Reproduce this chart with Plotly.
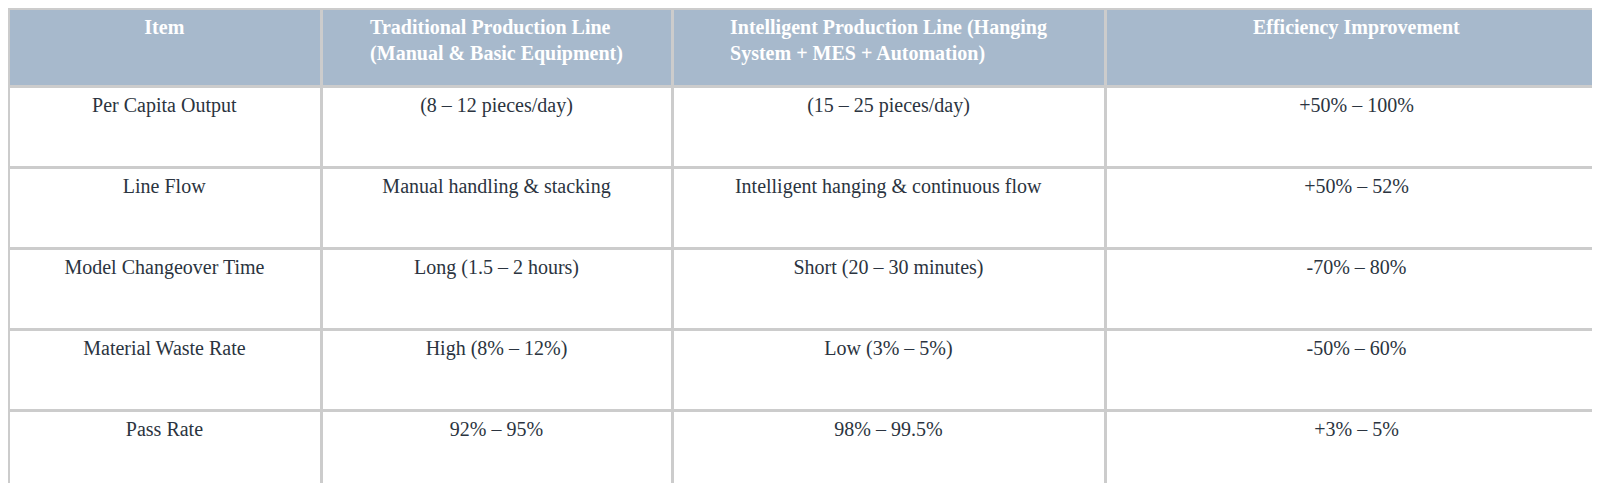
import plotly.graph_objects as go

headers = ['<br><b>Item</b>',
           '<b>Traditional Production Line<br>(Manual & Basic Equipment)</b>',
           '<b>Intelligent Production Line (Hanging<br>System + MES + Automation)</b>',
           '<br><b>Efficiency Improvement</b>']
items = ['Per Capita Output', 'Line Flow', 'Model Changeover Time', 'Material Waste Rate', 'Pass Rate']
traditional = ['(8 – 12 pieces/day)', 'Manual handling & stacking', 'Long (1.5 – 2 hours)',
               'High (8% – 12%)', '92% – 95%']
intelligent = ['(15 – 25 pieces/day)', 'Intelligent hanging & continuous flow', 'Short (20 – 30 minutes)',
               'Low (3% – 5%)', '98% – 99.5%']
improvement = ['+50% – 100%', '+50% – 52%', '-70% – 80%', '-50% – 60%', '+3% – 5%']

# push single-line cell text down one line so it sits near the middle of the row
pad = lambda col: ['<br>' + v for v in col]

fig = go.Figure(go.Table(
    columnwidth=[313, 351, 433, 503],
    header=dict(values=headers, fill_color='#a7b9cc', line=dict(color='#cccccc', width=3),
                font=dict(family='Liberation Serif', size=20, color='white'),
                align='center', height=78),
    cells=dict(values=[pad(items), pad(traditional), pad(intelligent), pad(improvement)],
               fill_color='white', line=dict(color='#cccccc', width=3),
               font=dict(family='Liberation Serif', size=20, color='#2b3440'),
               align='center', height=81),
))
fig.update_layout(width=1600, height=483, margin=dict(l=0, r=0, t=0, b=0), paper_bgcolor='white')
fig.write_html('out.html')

### Given exercise
Write out each line of the listing above, exactly, from its first line to the line holding "import plotly.graph_objects as go", inclusive. Skip the pictures.

### Answer to the task
Reproduce this chart with Plotly.
import plotly.graph_objects as go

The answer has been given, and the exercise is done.